■ Exercise brief ■
Copy the records below verbatim, from the first line through the line containing "plt.rcParams['axes.unicode_minus'] = False", inclusive, and output nothing else.

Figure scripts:
• • • • • • •

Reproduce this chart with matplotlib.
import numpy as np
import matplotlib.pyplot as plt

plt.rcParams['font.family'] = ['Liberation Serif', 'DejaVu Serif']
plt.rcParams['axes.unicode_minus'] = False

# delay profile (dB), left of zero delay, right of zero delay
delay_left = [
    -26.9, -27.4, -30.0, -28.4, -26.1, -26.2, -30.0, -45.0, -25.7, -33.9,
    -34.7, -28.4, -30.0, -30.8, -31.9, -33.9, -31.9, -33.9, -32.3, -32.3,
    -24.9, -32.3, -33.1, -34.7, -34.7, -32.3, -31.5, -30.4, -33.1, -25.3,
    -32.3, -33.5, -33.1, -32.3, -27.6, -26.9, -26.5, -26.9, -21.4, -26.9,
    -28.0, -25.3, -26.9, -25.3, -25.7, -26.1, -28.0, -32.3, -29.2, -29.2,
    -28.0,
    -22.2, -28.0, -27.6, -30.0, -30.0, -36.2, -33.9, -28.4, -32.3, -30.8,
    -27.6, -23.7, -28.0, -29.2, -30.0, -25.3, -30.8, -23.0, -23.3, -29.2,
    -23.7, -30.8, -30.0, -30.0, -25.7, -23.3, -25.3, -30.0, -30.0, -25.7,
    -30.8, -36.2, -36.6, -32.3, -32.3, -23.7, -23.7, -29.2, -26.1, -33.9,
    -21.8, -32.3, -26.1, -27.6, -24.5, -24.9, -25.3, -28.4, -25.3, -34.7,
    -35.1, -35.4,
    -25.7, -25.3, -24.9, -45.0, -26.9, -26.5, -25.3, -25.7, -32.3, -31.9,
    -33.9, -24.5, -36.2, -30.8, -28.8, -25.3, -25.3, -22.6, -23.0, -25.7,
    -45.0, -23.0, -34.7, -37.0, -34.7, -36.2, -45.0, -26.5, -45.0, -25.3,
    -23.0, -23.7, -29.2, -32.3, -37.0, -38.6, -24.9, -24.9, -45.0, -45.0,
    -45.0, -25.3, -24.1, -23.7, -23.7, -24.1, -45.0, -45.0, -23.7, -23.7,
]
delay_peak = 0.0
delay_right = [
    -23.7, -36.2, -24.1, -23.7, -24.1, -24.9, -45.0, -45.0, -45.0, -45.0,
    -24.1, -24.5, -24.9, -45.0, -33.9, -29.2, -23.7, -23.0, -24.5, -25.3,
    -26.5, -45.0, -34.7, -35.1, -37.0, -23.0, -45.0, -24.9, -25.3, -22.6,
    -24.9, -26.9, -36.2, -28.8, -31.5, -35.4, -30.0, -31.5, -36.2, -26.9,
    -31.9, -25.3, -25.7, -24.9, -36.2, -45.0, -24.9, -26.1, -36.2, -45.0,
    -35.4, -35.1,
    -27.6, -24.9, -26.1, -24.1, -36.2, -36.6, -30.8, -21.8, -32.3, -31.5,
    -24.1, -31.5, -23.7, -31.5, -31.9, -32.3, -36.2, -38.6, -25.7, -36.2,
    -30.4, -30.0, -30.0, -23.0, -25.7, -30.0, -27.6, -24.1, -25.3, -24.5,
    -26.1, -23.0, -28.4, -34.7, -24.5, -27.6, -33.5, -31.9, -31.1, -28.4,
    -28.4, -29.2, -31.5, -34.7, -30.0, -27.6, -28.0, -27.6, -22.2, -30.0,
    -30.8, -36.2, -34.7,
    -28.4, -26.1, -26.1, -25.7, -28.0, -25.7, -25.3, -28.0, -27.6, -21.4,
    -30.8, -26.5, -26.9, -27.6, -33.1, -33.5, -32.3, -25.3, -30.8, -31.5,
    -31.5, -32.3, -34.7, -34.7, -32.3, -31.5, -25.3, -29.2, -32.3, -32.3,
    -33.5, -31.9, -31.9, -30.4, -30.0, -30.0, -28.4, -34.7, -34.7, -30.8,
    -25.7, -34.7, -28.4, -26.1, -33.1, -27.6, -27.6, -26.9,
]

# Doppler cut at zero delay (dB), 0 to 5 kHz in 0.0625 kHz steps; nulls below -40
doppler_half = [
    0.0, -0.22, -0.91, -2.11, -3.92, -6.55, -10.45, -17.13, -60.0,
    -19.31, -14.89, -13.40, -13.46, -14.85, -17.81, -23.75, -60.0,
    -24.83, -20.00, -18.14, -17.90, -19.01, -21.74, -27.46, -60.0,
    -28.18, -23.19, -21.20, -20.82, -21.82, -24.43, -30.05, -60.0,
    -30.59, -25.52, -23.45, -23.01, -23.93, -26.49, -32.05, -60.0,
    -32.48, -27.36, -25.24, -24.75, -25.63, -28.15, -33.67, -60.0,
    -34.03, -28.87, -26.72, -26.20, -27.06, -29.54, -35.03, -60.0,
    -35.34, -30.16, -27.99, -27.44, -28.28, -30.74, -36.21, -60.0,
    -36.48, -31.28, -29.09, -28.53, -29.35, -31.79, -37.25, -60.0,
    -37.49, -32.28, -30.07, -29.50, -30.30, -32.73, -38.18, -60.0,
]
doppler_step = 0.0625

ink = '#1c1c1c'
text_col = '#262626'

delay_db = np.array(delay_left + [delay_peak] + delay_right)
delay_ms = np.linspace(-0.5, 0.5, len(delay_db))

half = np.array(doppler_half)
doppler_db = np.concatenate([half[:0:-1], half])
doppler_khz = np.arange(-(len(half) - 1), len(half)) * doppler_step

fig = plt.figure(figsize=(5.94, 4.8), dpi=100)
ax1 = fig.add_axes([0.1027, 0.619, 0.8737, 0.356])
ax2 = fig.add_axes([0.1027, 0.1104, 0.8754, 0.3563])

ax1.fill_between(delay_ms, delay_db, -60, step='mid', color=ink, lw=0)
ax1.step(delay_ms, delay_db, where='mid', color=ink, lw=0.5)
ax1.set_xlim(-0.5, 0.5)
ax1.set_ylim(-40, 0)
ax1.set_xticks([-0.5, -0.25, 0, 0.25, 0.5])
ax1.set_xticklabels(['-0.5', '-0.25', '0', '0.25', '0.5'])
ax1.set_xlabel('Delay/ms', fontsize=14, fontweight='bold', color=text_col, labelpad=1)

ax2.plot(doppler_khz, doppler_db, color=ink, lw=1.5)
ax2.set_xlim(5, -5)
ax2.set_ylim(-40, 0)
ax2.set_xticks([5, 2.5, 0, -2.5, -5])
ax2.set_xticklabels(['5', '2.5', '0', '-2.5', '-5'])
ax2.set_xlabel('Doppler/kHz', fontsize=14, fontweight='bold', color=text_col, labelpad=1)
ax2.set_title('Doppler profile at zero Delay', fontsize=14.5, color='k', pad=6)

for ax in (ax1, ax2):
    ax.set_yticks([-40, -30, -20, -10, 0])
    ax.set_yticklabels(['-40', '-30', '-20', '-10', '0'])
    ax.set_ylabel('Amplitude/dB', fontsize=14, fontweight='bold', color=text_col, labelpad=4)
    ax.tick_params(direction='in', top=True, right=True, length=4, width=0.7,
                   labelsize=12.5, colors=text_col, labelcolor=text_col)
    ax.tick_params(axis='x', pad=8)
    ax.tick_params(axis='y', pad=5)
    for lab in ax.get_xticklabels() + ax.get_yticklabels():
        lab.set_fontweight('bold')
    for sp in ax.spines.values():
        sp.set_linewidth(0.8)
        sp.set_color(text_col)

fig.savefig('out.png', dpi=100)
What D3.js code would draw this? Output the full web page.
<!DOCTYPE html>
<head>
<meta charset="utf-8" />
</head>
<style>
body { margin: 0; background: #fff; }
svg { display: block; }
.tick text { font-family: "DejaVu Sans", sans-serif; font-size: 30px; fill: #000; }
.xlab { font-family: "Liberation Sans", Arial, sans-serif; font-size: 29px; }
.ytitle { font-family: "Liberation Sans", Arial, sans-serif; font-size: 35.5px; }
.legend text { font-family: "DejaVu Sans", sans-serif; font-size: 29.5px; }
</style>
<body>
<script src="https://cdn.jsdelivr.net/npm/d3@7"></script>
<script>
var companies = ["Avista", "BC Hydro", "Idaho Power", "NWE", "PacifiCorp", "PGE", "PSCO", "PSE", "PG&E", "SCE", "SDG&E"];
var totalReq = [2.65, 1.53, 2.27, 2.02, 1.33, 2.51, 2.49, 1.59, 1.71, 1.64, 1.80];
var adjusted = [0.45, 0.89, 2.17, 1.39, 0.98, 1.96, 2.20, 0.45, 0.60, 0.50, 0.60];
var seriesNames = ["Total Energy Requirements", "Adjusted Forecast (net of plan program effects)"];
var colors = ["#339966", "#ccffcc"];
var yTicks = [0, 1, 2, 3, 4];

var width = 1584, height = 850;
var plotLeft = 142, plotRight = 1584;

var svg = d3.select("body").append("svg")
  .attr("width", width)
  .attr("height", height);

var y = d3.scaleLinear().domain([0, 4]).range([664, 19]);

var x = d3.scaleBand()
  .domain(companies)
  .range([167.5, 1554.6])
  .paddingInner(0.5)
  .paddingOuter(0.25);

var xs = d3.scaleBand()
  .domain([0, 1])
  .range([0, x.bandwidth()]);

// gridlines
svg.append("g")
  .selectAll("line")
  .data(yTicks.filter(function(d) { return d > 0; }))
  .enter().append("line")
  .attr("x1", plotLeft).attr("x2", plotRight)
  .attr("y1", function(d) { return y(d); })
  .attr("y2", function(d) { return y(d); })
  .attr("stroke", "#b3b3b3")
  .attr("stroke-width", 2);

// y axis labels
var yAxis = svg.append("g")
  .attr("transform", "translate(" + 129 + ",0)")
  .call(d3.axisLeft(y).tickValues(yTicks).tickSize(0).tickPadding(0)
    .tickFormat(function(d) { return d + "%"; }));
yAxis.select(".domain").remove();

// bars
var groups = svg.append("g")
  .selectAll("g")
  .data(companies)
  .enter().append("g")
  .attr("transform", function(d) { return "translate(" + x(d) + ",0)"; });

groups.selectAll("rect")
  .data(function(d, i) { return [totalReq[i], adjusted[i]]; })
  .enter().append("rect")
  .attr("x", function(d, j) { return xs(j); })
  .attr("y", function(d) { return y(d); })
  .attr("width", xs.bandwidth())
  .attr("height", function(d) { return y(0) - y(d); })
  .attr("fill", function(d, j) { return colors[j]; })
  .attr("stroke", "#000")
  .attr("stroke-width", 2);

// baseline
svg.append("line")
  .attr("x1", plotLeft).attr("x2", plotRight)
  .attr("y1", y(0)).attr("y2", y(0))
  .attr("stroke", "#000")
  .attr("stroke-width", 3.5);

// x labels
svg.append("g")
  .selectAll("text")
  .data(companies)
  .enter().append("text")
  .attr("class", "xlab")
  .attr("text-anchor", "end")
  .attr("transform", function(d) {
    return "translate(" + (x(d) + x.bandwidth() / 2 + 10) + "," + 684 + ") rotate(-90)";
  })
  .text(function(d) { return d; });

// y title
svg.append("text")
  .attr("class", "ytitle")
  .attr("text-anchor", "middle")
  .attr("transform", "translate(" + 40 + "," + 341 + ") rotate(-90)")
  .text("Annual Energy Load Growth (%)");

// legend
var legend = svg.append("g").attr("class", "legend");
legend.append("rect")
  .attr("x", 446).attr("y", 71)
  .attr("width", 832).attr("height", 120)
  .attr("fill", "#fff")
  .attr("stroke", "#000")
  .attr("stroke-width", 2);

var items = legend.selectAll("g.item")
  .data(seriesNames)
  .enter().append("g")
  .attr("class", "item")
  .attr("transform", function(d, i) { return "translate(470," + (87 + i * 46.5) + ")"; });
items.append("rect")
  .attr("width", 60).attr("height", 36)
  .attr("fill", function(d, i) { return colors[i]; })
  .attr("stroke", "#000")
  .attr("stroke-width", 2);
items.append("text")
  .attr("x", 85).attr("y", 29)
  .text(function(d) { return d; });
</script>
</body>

• • • • • • •

■ Written response ■
Reproduce this chart with matplotlib.
import numpy as np
import matplotlib.pyplot as plt

plt.rcParams['font.family'] = ['Liberation Serif', 'DejaVu Serif']
plt.rcParams['axes.unicode_minus'] = False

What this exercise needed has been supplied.